The recent seizure by Philippine customs officers of a cargo vessel carrying firearms manufactured in Indonesia is raising more questions than answers in both countries. Military Chief Gen. Djoko Santoso said that PT Pindad, the state-owned military equipment manufacturer, had been authorized to export the shipment of assault rifles and pistols by the Ministry of Defense and the State Ministry for State Enterprises. Fernandino Tuason, the chief of the Philippine Customs Intelligence and Investigation Service, said they were investigating whether the arms were meant for possible political or terrorist activities, according to the Philippines Star.

4. Oil slick creeping closer to coast, say observers, Ben Cubby, SMH, 2009-08-31

The oil spill off Western Australia is creeping to within 20 kilometres of the coast, covering an area populated by many endangered fish species. The West Atlas oil rig, operated by a Thai Government-owned company, is thought to have been leaking about 470,000 litres of oil a day. The leak may not be stopped for another six weeks. This means that before the pipe is plugged the volume of crude oil escaping into the ocean may equal the amount released during the devastating 1989 Exxon Valdez oil spill in Alaska.

5. U.S. sets metrics to assess war success, Karen DeYoung, Washington Post, 2009-08-30

The White House has assembled a list of about 50 measurements to gauge progress in Afghanistan and Pakistan as it tries to calm rising public and congressional anxiety about its war strategy. Administration officials are conducting what one called a “test run” of the metrics, comparing current numbers in a range of categories — including newly trained Afghan army recruits, Pakistani counterinsurgency missions and on-time delivery of promised U.S. resources — with baselines set earlier in the year.

6. Police axe probe into kickbacks by AWB, Leonie Wood, SMH, 2009-08-29

The Australian Federal Police have quit their investigation into AWB’s kickbacks to Iraq after a legal review decided there was virtually no hope of prosecuting criminal charges against any former officers of the wheat exporter. The federal police’s bombshell decision to abandon what was Australia’s highest-profile corruption probe leaves any future action in the hands of the corporate regulator, ASIC. But senior lawyers believe it is highly unlikely that even ASIC will pursue criminal charges against the former AWB executives.

7. Australia looks for speedy new Japan links, Liam Cochrane, ABC, 2009-08-31

Australian Trade Minister Simon Crean says Japan’s Democratic Party faces a big test with a faltering economy after the failure of previous governments to undertake structural reforms. But Mr Crean says the change of government in Tokyo is not a further setback for already troubled Australia-Japan free trade talks.

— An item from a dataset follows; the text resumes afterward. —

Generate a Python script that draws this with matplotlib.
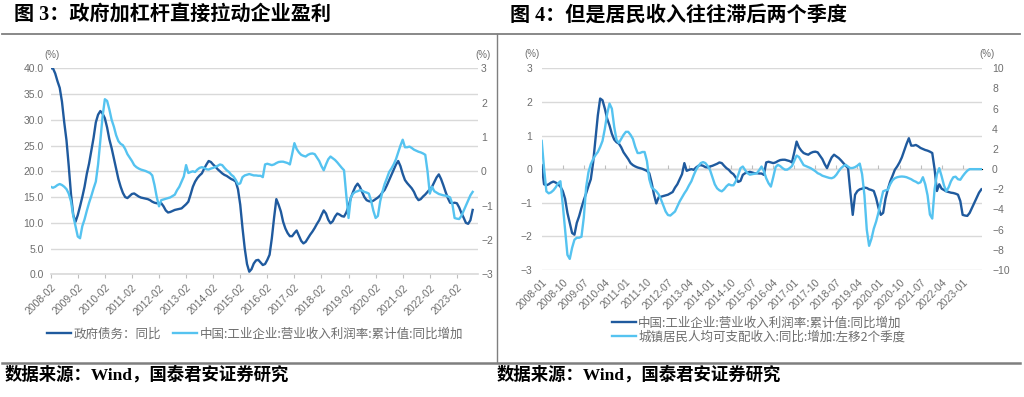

8. Burma and North Korea: Smoke or fire? Andrew Selth, ASPI, 2009-08-24

The conundrum of whether or not Burma has embarked on a clandestine nuclear weapons program may now depend more on issues to do with intention and political will, than matters of resources, expertise and practical management. Perhaps the most intriguing question—at least for many strategic analysts—is why no government or international organisation has yet made any official statement specifically addressing this subject.

9. Suharto son Tommy may get ‘his’ $61.7m, Stephen Fitzpatrick, Australian, 2009-08-28

Indonesia has been dealt a blow by Britain’s highest court of appeal, with a ruling in favour of convicted murderer Tommy Suharto getting his hands on E36million ($61.7m) in a Guernsey bank account. Yesterday’s win in the Queen’s Privy Council came just days after Tommy, 47, mounted a surprise bid for the leadership of Golkar.